The Coronavirus and Karma Theory
The coronavirus pandemic is one of “nature’s responses” to our ignoring the current ecological crisis, Pope Francis said in a recent interview:
We did not respond to the partial catastrophes. Who now speaks of the fires in Australia, or remembers that 18 months ago a boat could cross the North Pole because the glaciers had all melted? Who speaks now of the floods? I don’t know if these are the revenge of nature, but they are certainly nature’s responses.1
Certainly, the virus is a reminder of the age-old saying, As you sow so shall you reap, or, Every action has an equal and opposite reaction. The theory of karma has come vividly to life in this pandemic.
Could it be that our environment is an extension of our actions: peaceful and tranquil if our actions are positive and loving; full of strife and suffering if our actions are negative and destructive?
In the last fifty years our conversations have become more and more disturbing: global warming and climate change, melting glaciers, cities flooded by rising oceans, rivers either drying up or flowing at half their capacity, water wars, vanishing and near-extinct animal and plant species. A global wildlife trade worth billions of dollars, combined with intensified agriculture, deforestation, and urbanization, have brought people and animals closer together, creating greater opportunity for animal viruses to leap to humans: HIV, Ebola, SARS, MERS, now Covid-19, and many more.2
But nature does not harm itself: animals don’t kill themselves, rivers don’t dry up because of their own doing, vast swaths of forests don’t denude themselves, and diseases don’t jump from animals to humans for no reason.
According to scientists, animals are not the problem: we are. Perhaps now is the time to face our own role in the terrifying drama playing out around the world. Are we pushing the balance of nature to its limits? Is this some kind of karma for which we all must take responsibility?
Most of us don’t believe we are directly responsible for causing this misery, perhaps because our conditioning is so strong that it clouds our judgment. We say we believe in God, that this world is God’s creation, that life in any form, from the smallest to the largest, is God-given. If that is true, we must face whether and how we are harming his creation. Are we causing fear, strife, pain, and disrespect to God’s creatures?
According to some estimates, more than 200 million land animals are killed for food around the world every day – that's 72 billion every year. Including wild caught and farmed fish, we get a total closer to 3 billion killed every day, which adds up to 1.1 trillion animals killed each year.3
It suits us to look the other way.

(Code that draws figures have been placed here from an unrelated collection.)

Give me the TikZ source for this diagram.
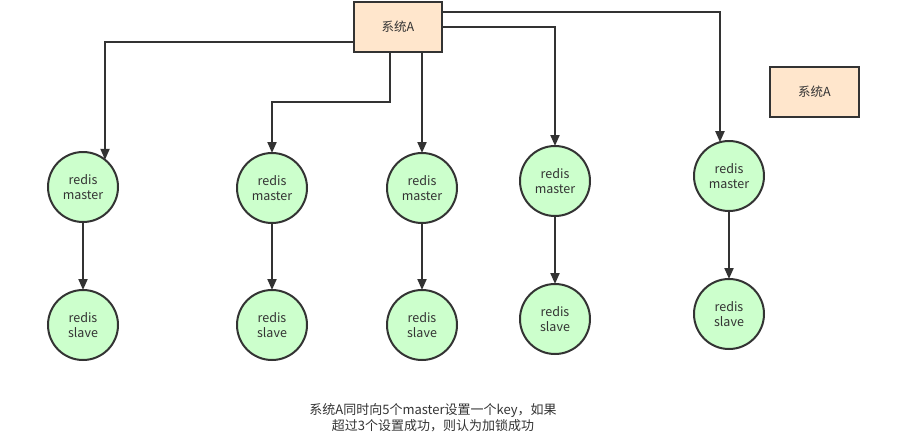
\documentclass[tikz,border=0pt]{standalone}
\usepackage{fontspec}
\setmainfont{Noto Sans CJK SC}
\usetikzlibrary{arrows.meta}
\definecolor{linec}{HTML}{333333}
\definecolor{greenf}{HTML}{CCFFCC}
\definecolor{orangef}{HTML}{FFE6CC}
\tikzset{
  redisnode/.style={circle, draw=linec, line width=2pt, fill=greenf, minimum size=70pt, inner sep=0pt, outer sep=0pt, align=center, font=\fontsize{12.5}{15}\selectfont, text=linec},
  sysbox/.style={rectangle, draw=linec, line width=2pt, fill=orangef, minimum width=88pt, minimum height=50pt, inner sep=0pt, outer sep=0pt, font=\fontsize{12.5}{15}\selectfont, text=linec},
  arr/.style={draw=linec, line width=2pt, -{Triangle[length=11pt,width=9pt]}},
}
\begin{document}
\begin{tikzpicture}[x=1pt,y=-1pt]
\useasboundingbox (0,0) rectangle (921,434);
\node[sysbox] (box) at (398,27) {系统A};
\node[sysbox, minimum width=89pt] (box2) at (814.5,92) {系统A};
\node[redisnode] (m1) at (83,187) {redis\\master};
\node[redisnode] (m2) at (272,188) {redis\\master};
\node[redisnode] (m3) at (422,188) {redis\\master};
\node[redisnode] (m4) at (555,181) {redis\\master};
\node[redisnode] (m5) at (729,176) {redis\\master};
\node[redisnode] (s1) at (83,325) {redis\\slave};
\node[redisnode] (s2) at (272,325) {redis\\slave};
\node[redisnode] (s3) at (422,325) {redis\\slave};
\node[redisnode] (s4) at (555,319) {redis\\slave};
\node[redisnode] (s5) at (729,314) {redis\\slave};
\draw[arr] ([yshift=-15pt]box.west) -| (m1.51);
\draw[arr] ([xshift=-8pt]box.south) -- ++(0,50) -| (m2.north);
\draw[arr] (m3 |- box.south) -- (m3.north);
\draw[arr] (box.east) -| (m4.north);
\draw[arr] ([yshift=15pt]box.east) -| (m5.105);
\foreach \i in {1,...,5} \draw[arr] (m\i.south) -- (s\i.north);
\node[font=\fontsize{13}{16}\selectfont, text=linec, align=center] (note) at (433,418) {系统A同时向5个master设置一个key，如果\\超过3个设置成功，则认为加锁成功};
\end{tikzpicture}
\end{document}
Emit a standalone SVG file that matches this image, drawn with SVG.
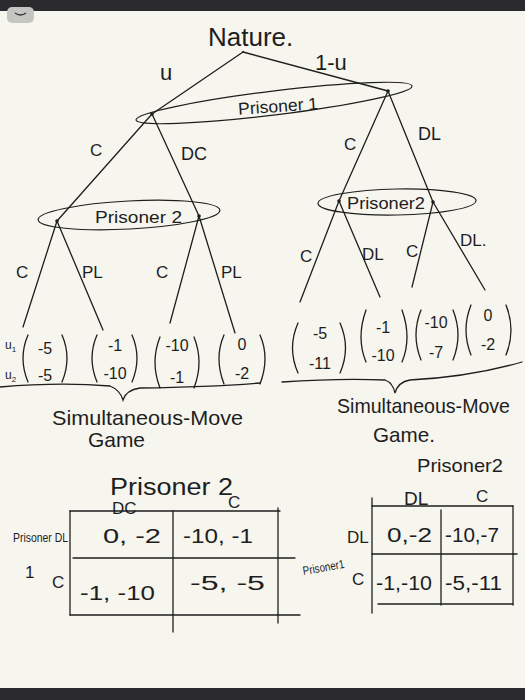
<svg xmlns="http://www.w3.org/2000/svg" width="525" height="700" viewBox="0 0 525 700">
<style>
  .ln{stroke:#1e1e1e;stroke-width:1.3;fill:none;stroke-linecap:round}
  .el{stroke:#1e1e1e;stroke-width:1.2;fill:none}
  .t{font-family:"Liberation Sans","DejaVu Sans",sans-serif;fill:#1e1e1e}
  .lbl{font-size:17px}
  .big{font-size:21px}
  .num{font-size:16px;text-anchor:middle}
  .cell{font-size:20px}
  .dot{fill:#1e1e1e}
</style>
<rect x="0" y="0" width="525" height="700" fill="#f6f5ee"/>
<rect x="0" y="0" width="525" height="11" fill="#2b2b2d"/>
<rect x="0" y="688" width="525" height="12" fill="#2b2b2d"/>
<rect x="7" y="7" width="27" height="16" rx="5" fill="#c5c5c2"/>
<path d="M15 13 Q20.5 17 26 13" stroke="#333" stroke-width="1.5" fill="none"/>

<g id="connectors">
  <line class="ln" x1="243" y1="52" x2="152" y2="114"/>
  <line class="ln" x1="243" y1="52" x2="388" y2="91"/>
  <line class="ln" x1="152" y1="114" x2="57" y2="221"/>
  <line class="ln" x1="152" y1="114" x2="199" y2="216"/>
  <line class="ln" x1="388" y1="91" x2="339" y2="201"/>
  <line class="ln" x1="388" y1="91" x2="433" y2="202"/>
  <line class="ln" x1="57" y1="221" x2="23" y2="327"/>
  <line class="ln" x1="57" y1="221" x2="103" y2="330"/>
  <line class="ln" x1="199" y1="216" x2="170" y2="323"/>
  <line class="ln" x1="199" y1="216" x2="235" y2="333"/>
  <line class="ln" x1="339" y1="201" x2="300" y2="302"/>
  <line class="ln" x1="339" y1="201" x2="380" y2="297"/>
  <line class="ln" x1="433" y1="202" x2="412" y2="287"/>
  <line class="ln" x1="433" y1="202" x2="485" y2="290"/>
  <text class="t" font-size="22" x="160" y="80">u</text>
  <text class="t" font-size="22" x="315" y="70">1-u</text>
  <text class="t lbl" x="90" y="156">C</text>
  <text class="t" font-size="18" x="181" y="160">DC</text>
  <text class="t lbl" x="344" y="150">C</text>
  <text class="t" font-size="18" x="418" y="140">DL</text>
  <text class="t lbl" x="16" y="278">C</text>
  <text class="t lbl" x="82" y="278">PL</text>
  <text class="t lbl" x="156" y="278">C</text>
  <text class="t lbl" x="221" y="278">PL</text>
  <text class="t lbl" x="300" y="262">C</text>
  <text class="t lbl" x="362" y="260">DL</text>
  <text class="t lbl" x="406" y="257">C</text>
  <text class="t lbl" x="460" y="246">DL.</text>
</g>

<g id="nature">
  <text class="t" font-size="26" x="208" y="46">Nature.</text>
  <circle class="dot" cx="243" cy="52" r="1"/>
</g>

<g id="prisoner1">
  <ellipse class="el" cx="274" cy="103" rx="139" ry="12" transform="rotate(-7 274 103)"/>
  <text class="t lbl" x="238" y="112" transform="rotate(-4 278 106)" textLength="80" lengthAdjust="spacingAndGlyphs">Prisoner 1</text>
  <circle class="dot" cx="152" cy="114" r="1.8"/>
  <circle class="dot" cx="388" cy="91" r="1.8"/>
</g>

<g id="prisoner2-left">
  <ellipse class="el" cx="129" cy="215" rx="91" ry="14" transform="rotate(-3 129 215)"/>
  <text class="t lbl" x="95" y="223" textLength="87" lengthAdjust="spacingAndGlyphs">Prisoner 2</text>
  <circle class="dot" cx="57" cy="221" r="1.8"/>
  <circle class="dot" cx="199" cy="216" r="1.8"/>
</g>

<g id="prisoner2-right">
  <ellipse class="el" cx="397" cy="202" rx="79" ry="13" transform="rotate(-1 397 202)"/>
  <text class="t lbl" x="347" y="209" textLength="78" lengthAdjust="spacingAndGlyphs">Prisoner2</text>
  <circle class="dot" cx="339" cy="201" r="1.8"/>
  <circle class="dot" cx="433" cy="202" r="1.8"/>
</g>

<g id="payoffs-left">
  <text class="t" font-size="12" x="5" y="349">u<tspan font-size="8" dy="3">1</tspan></text>
  <text class="t" font-size="12" x="5" y="379">u<tspan font-size="8" dy="3">2</tspan></text>
  <path class="ln" d="M28 335 Q18 358 28 382 M62 335 Q72 358 62 382"/>
  <text class="t num" x="45" y="354">-5</text>
  <text class="t num" x="45" y="381">-5</text>
  <path class="ln" d="M97 335 Q87 358 97 382 M132 335 Q142 358 132 382"/>
  <text class="t num" x="115" y="351">-1</text>
  <text class="t num" x="115" y="379">-10</text>
  <path class="ln" d="M160 337 Q150 362 160 388 M194 337 Q204 362 194 388"/>
  <text class="t num" x="177" y="351">-10</text>
  <text class="t num" x="177" y="383">-1</text>
  <path class="ln" d="M224 335 Q214 358 224 384 M260 335 Q270 358 260 384"/>
  <text class="t num" x="242" y="350">0</text>
  <text class="t num" x="242" y="379">-2</text>
  <path class="ln" d="M0 387 Q60 382 110 386 Q120 390 123 400 Q126 390 140 388 Q210 387 260 383"/>
  <text class="t big" x="52" y="425" textLength="191" lengthAdjust="spacingAndGlyphs">Simultaneous-Move</text>
  <text class="t big" x="88" y="447" textLength="57" lengthAdjust="spacingAndGlyphs">Game</text>
</g>

<g id="payoffs-right">
  <path class="ln" d="M298 323 Q287 348 298 373 M340 323 Q351 348 340 373"/>
  <text class="t num" x="320" y="339">-5</text>
  <text class="t num" x="320" y="369">-11</text>
  <path class="ln" d="M366 310 Q356 338 366 362 M402 310 Q412 338 402 362"/>
  <text class="t num" x="383" y="333">-1</text>
  <text class="t num" x="383" y="361">-10</text>
  <path class="ln" d="M421 310 Q411 335 421 360 M453 310 Q463 335 453 360"/>
  <text class="t num" x="436" y="328">-10</text>
  <text class="t num" x="436" y="358">-7</text>
  <path class="ln" d="M471 305 Q461 330 471 355 M506 305 Q516 330 506 355"/>
  <text class="t num" x="488" y="321">0</text>
  <text class="t num" x="488" y="350">-2</text>
  <path class="ln" d="M282 382 Q340 378 385 380 Q393 383 395 393 Q398 382 410 380 Q470 377 522 362"/>
  <text class="t big" x="337" y="413" textLength="173" lengthAdjust="spacingAndGlyphs">Simultaneous-Move</text>
  <text class="t big" x="373" y="442" textLength="62" lengthAdjust="spacingAndGlyphs">Game.</text>
</g>

<g id="table-left">
  <text class="t" font-size="23" x="110" y="495" textLength="123" lengthAdjust="spacingAndGlyphs">Prisoner 2</text>
  <text class="t lbl" x="112" y="514">DC</text>
  <text class="t lbl" x="228" y="508">C</text>
  <line class="ln" x1="70" y1="511" x2="280" y2="511"/>
  <line class="ln" x1="70" y1="511" x2="70" y2="615"/>
  <line class="ln" x1="173" y1="511" x2="173" y2="632"/>
  <line class="ln" x1="278" y1="508" x2="278" y2="623"/>
  <line class="ln" x1="73" y1="558" x2="295" y2="558"/>
  <line class="ln" x1="70" y1="615" x2="300" y2="615"/>
  <text class="t" font-size="13" x="13" y="542" textLength="55" lengthAdjust="spacingAndGlyphs">Prisoner DL</text>
  <text class="t lbl" x="25" y="578">1</text>
  <text class="t lbl" x="52" y="588">C</text>
  <text class="t cell" x="103" y="543" textLength="58" lengthAdjust="spacingAndGlyphs">0, -2</text>
  <text class="t cell" x="183" y="543" textLength="70" lengthAdjust="spacingAndGlyphs">-10, -1</text>
  <text class="t cell" x="80" y="600" textLength="75" lengthAdjust="spacingAndGlyphs">-1, -10</text>
  <text class="t cell" x="190" y="590" textLength="75" lengthAdjust="spacingAndGlyphs">-5, -5</text>
</g>

<g id="table-right">
  <text class="t" font-size="19" x="417" y="472" textLength="86" lengthAdjust="spacingAndGlyphs">Prisoner2</text>
  <text class="t" font-size="19" x="404" y="505">DL</text>
  <text class="t lbl" x="476" y="502">C</text>
  <line class="ln" x1="372" y1="506" x2="513" y2="506"/>
  <line class="ln" x1="372" y1="498" x2="372" y2="613"/>
  <line class="ln" x1="441" y1="510" x2="441" y2="605"/>
  <line class="ln" x1="513" y1="506" x2="513" y2="605"/>
  <line class="ln" x1="372" y1="554" x2="517" y2="554"/>
  <line class="ln" x1="378" y1="604" x2="513" y2="604"/>
  <text class="t" font-size="12" x="302" y="572" transform="rotate(-10 320 565)" textLength="42" lengthAdjust="spacingAndGlyphs">Prisoner1</text>
  <text class="t lbl" x="347" y="543">DL</text>
  <text class="t lbl" x="352" y="585">C</text>
  <text class="t cell" x="387" y="542" textLength="45" lengthAdjust="spacingAndGlyphs">0,-2</text>
  <text class="t cell" x="445" y="542" textLength="54" lengthAdjust="spacingAndGlyphs">-10,-7</text>
  <text class="t cell" x="376" y="590" textLength="56" lengthAdjust="spacingAndGlyphs">-1,-10</text>
  <text class="t cell" x="445" y="590" textLength="57" lengthAdjust="spacingAndGlyphs">-5,-11</text>
</g>
</svg>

After all, we are not the ones killing all those animals – other people are doing that. But if those animals end up as food on our plates, if they are being slaughtered for us, then we are responsible. The same is true for all the other environmental damage being done to satisfy our demands.
One could say that karma and corona are both viruses – one the cause, the other the effect. Actions have consequences; the law of karma is clear about that. By hunting or farming animals and fish to satisfy our palate, we have created karma that must be accounted for. Who is to say that the coronavirus is not one of those consequences, as the Pope has pointed out?
Perhaps Mother Nature is reminding us to slow down – in our everyday lives and our collective rates of production and consumption; to think how little we need to live a simple life; to bring back the love, care, and warmth that we have forgotten in our race to amass all that does not really matter.
Perhaps we are being reminded to love and respect God’s creation, for it provides us with unlimited abundance, regardless of our religion, country, language, colour, creed, position, or wealth. To contemplate his gifts is truly humbling.
Perhaps we can use this pandemic to help us appreciate nature and one another more, to be more giving, more caring, more loving.
Perhaps the karma we are all undergoing is a plea for us to be more humble – to be better human beings.
Perhaps we are being told of a tomorrow that we can make better than our yesterday.